Zakorkowane Zabrze

Gdyby nie osoba kierująca ruchem drogowym, to główna ulica w Zabrzu byłaby w ogóle nieprzejezdna. Ale takie rozwiązanie dobre jest na kilka dni, a nie na kilkaset – mówią kierowcy. Poirytowani są już nie tylko Ci, którzy tę trasę pokonują codziennie, ale i Ci, którzy do Zabrza wjechali po raz pierwszy. – Dzięki Bogu nie jeżdżę po Śląsku, nie lubię Śląska. Widzi pan jak się jedzie, z nawigacją, bo inaczej się nie da po prostu. Nie da się bo od żółtych znaków można dostać zawrotu głowy. Gdzie nie spojrzeć to samo. W internecie aż huczy od krytycznych wpisów. – Nie dziwię się tym wpisom, poruszanie się zwłaszcza w godzinach szczytu w rejonie ulicy 3 Maja i ulicy Wolności to jest poruszanie się dla kierowców wytrwałych, wytrzymałych na stres – uzasadnia asp. sztab. Marek Wypych, KMP w Zabrzu.

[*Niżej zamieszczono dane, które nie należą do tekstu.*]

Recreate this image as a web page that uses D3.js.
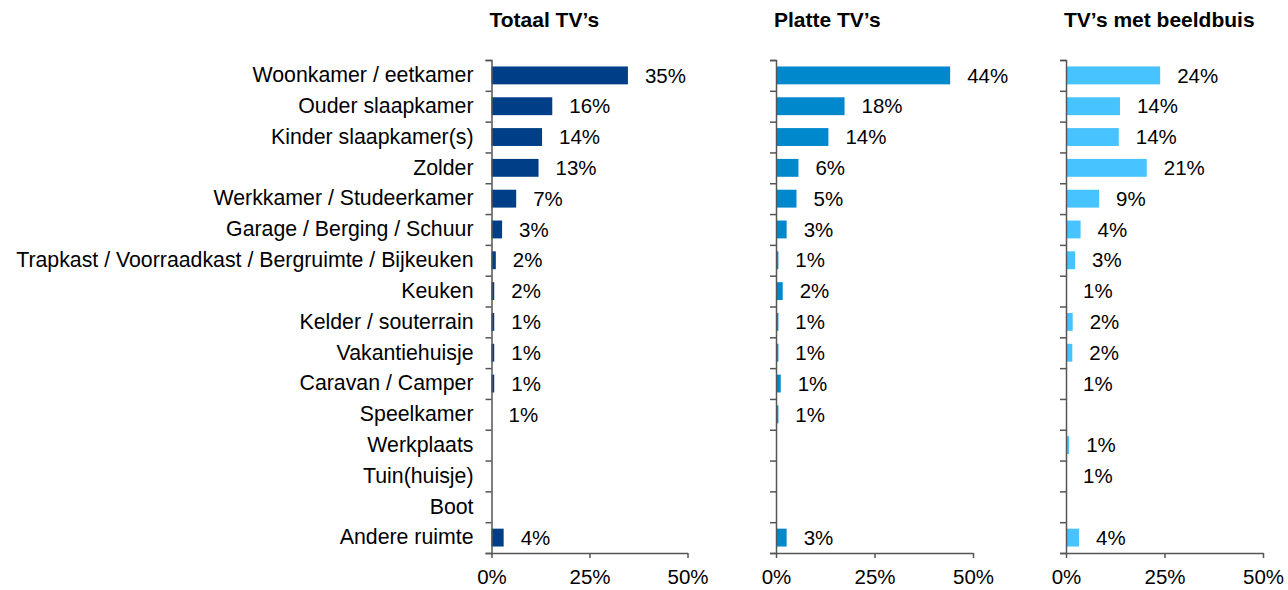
<!DOCTYPE html>
<html>
<head>
<meta charset="utf-8">
<script src="https://cdn.jsdelivr.net/npm/d3@7"></script>
<style>
  body { margin: 0; background: #fff; }
  svg text { font-family: "Liberation Sans", Arial, sans-serif; fill: #000; }
</style>
</head>
<body>
<div class="chart"></div>
<script>
const categories = [
  'Woonkamer / eetkamer', 'Ouder slaapkamer', 'Kinder slaapkamer(s)', 'Zolder',
  'Werkkamer / Studeerkamer', 'Garage / Berging / Schuur',
  'Trapkast / Voorraadkast / Bergruimte / Bijkeuken', 'Keuken', 'Kelder / souterrain',
  'Vakantiehuisje', 'Caravan / Camper', 'Speelkamer', 'Werkplaats', 'Tuin(huisje)',
  'Boot', 'Andere ruimte'
]
const titles = ['Totaal TV\u2019s', 'Platte TV\u2019s', 'TV\u2019s met beeldbuis']

// bar lengths
const totaalValues = [34.8, 15.5, 12.9, 12.0, 6.3, 2.7, 1.1, 0.7, 0.7, 0.7, 0.7, 0, 0, 0, 0, 3.1]
const platteValues = [44.2, 17.4, 13.3, 5.7, 5.2, 2.7, 0.6, 1.7, 0.6, 0.6, 1.2, 0.6, 0, 0, 0, 2.7]
const beeldbuisValues = [23.9, 13.7, 13.4, 20.5, 8.4, 3.7, 2.3, 0, 1.7, 1.6, 0, 0, 0.8, 0, 0, 3.3]

// data labels as printed
const totaalLabels = ['35%', '16%', '14%', '13%', '7%', '3%', '2%', '2%', '1%', '1%', '1%', '1%', '', '', '', '4%']
const platteLabels = ['44%', '18%', '14%', '6%', '5%', '3%', '1%', '2%', '1%', '1%', '1%', '1%', '', '', '', '3%']
const beeldbuisLabels = ['24%', '14%', '14%', '21%', '9%', '4%', '3%', '1%', '2%', '2%', '1%', '', '1%', '1%', '', '4%']

const xTicks = [0, 25, 50]

const width = 1288
const height = 590
const plotTop = 60
const plotBottom = 553

const panels = [
  { title: titles[0], values: totaalValues, labels: totaalLabels, color: '#003f87', x0: 491.5, x1: 687.5 },
  { title: titles[1], values: platteValues, labels: platteLabels, color: '#0088cc', x0: 776, x1: 973 },
  { title: titles[2], values: beeldbuisValues, labels: beeldbuisLabels, color: '#47c3ff', x0: 1066, x1: 1263 }
]

const svg = d3.select('.chart')
  .append('svg')
  .attr('width', width)
  .attr('height', height)

const yScale = d3.scaleBand()
  .domain(categories)
  .range([plotTop, plotBottom])
  .paddingInner(0.42)
  .paddingOuter(0.21)

// boundary ticks between categories
const yEdges = d3.scaleLinear()
  .domain([0, categories.length])
  .range([plotTop, plotBottom])

// category names
const catAxis = svg.append('g')
  .attr('transform', 'translate(' + (panels[0].x0 - 18) + ',0)')
  .call(d3.axisLeft(yScale).tickSize(0).tickPadding(0))
catAxis.select('.domain').remove()
catAxis.selectAll('text')
  .style('font-size', '21.3px')
  .attr('fill', '#000')

panels.forEach(p => {
  const xScale = d3.scaleLinear()
    .domain([0, 50])
    .range([p.x0, p.x1])

  const rows = categories.map((c, i) => ({ cat: c, value: p.values[i], label: p.labels[i] }))

  svg.append('text')
    .attr('x', xScale(0) - 2)
    .attr('y', 27)
    .style('font-size', '21px')
    .style('font-weight', 'bold')
    .text(p.title)

  svg.append('g')
    .selectAll('rect')
    .data(rows.filter(d => d.value > 0))
    .enter()
    .append('rect')
    .attr('x', xScale(0))
    .attr('y', d => yScale(d.cat))
    .attr('width', d => xScale(d.value) - xScale(0))
    .attr('height', yScale.bandwidth())
    .attr('fill', p.color)

  svg.append('g')
    .selectAll('text')
    .data(rows.filter(d => d.label !== ''))
    .enter()
    .append('text')
    .attr('x', d => xScale(d.value) + 17)
    .attr('y', d => yScale(d.cat) + yScale.bandwidth() / 2)
    .attr('dy', '0.35em')
    .style('font-size', '20.5px')
    .text(d => d.label)

  const yAxis = svg.append('g')
    .attr('transform', 'translate(' + xScale(0) + ',0)')
    .call(d3.axisLeft(yEdges).ticks(categories.length).tickFormat('').tickSize(6).tickSizeOuter(6))
  yAxis.selectAll('line').attr('stroke', '#555').attr('stroke-width', 1.5)
  yAxis.select('.domain').attr('stroke', '#555').attr('stroke-width', 1.5)

  const xAxis = svg.append('g')
    .attr('transform', 'translate(0,' + plotBottom + ')')
    .call(d3.axisBottom(xScale).tickValues(xTicks).tickFormat(d => d + '%').tickSize(5).tickSizeOuter(0).tickPadding(11))
  xAxis.selectAll('line').attr('stroke', '#555').attr('stroke-width', 1.5)
  xAxis.select('.domain').attr('stroke', '#555').attr('stroke-width', 1.5)
  xAxis.selectAll('text')
    .style('font-size', '20.5px')
    .attr('fill', '#000')
})
</script>
</body>
</html>
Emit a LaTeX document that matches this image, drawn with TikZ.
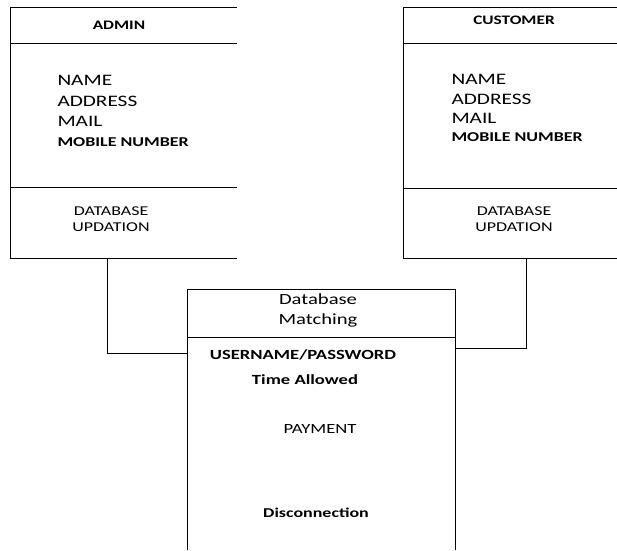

Bo często by włączyć się do ruchu trzeba liczyć na dobry gest drugiego kierowcy. Wie o tym dobrze Jerzy Okupski, który jeżdżeniem po Zabrzu zarabia na życie. Korki w mieście właśnie jemu dają się najbardziej we znaki. – Jeśli dostaje zlecenie do klienta, do którego muszę dojechać w ciągu dziesięciu minut, a ja nie daje rady dojechać, klient się spieszy na pociąg to wtedy on się denerwuje. Ja się denerwuję i są niepotrzebne zgrzyty. Zgrzyta tak od momentu rozpoczęcia inwestycji poprawy gospodarki wodno-ściekowej. Ta jeśli coś poprawia to na pewno nie poruszanie się po zabrzańskich drogach. – Niejednokrotnie mieszkańcy zgłaszają nam interwencyjnie to, iż oznakowanie niektórych prac jest niewłaściwe – informuje asp. sztab. Marek Wypych, KMP w Zabrzu.
Aż strach pomyśleć co będzie gdy drogowcy na ulice Zabrza wyłożą cały swój arsenał. – Teraz to już będzie lepiej panie redaktorze, jak powiedziałem ulica Paderewskiego jest gotowa. Do końca roku zakończymy roboty na Wolności, więc tutaj dwie główne drogi będą drożne – deklaruje Adam Kurbiel, wiceprezydent Zabrza.
Co nie oznacza, że wszystkie, bo na bezbolesne przejechanie Zabrza trzeba będzie poczekać minimum czternaście miesięcy. Do tego czasu każdy szuka sposobu na szybkie dostanie się do celu. – Mi się lepiej opłaca autobusem i tramwajem dojeżdżać, niż bym samochodem miał jechać. Od centrum wie pan co, to ja bym chyba na paliwo nie wyrobił – stwierdza Stanisław Matuszczyk, mieszkaniec Zabrza. Twoja metoda na to? – Kupić sobie śmigłowiec po prostu i poprosić szefa o cierpliwość, żeby był bardziej wyrozumiały – dodaje Grzegorz Łazarski, który pracuje w Zabrzu.
Cierpliwość i wyrozumiałość. Patrząc i jeżdżąc po Zabrzu można powiedzieć, że się przyda. – Jeżeli będą różnego rodzaju gesty pokazywane czy słowa, to wtedy możemy znowu inne przysłowie ludzkie przytoczyć: co nagle to po diable – mówi ks. Joachim Gondro, kapelan policji.
Oby tylko drogowcy tego przysłowia nie wzięli sobie za bardzo do serca.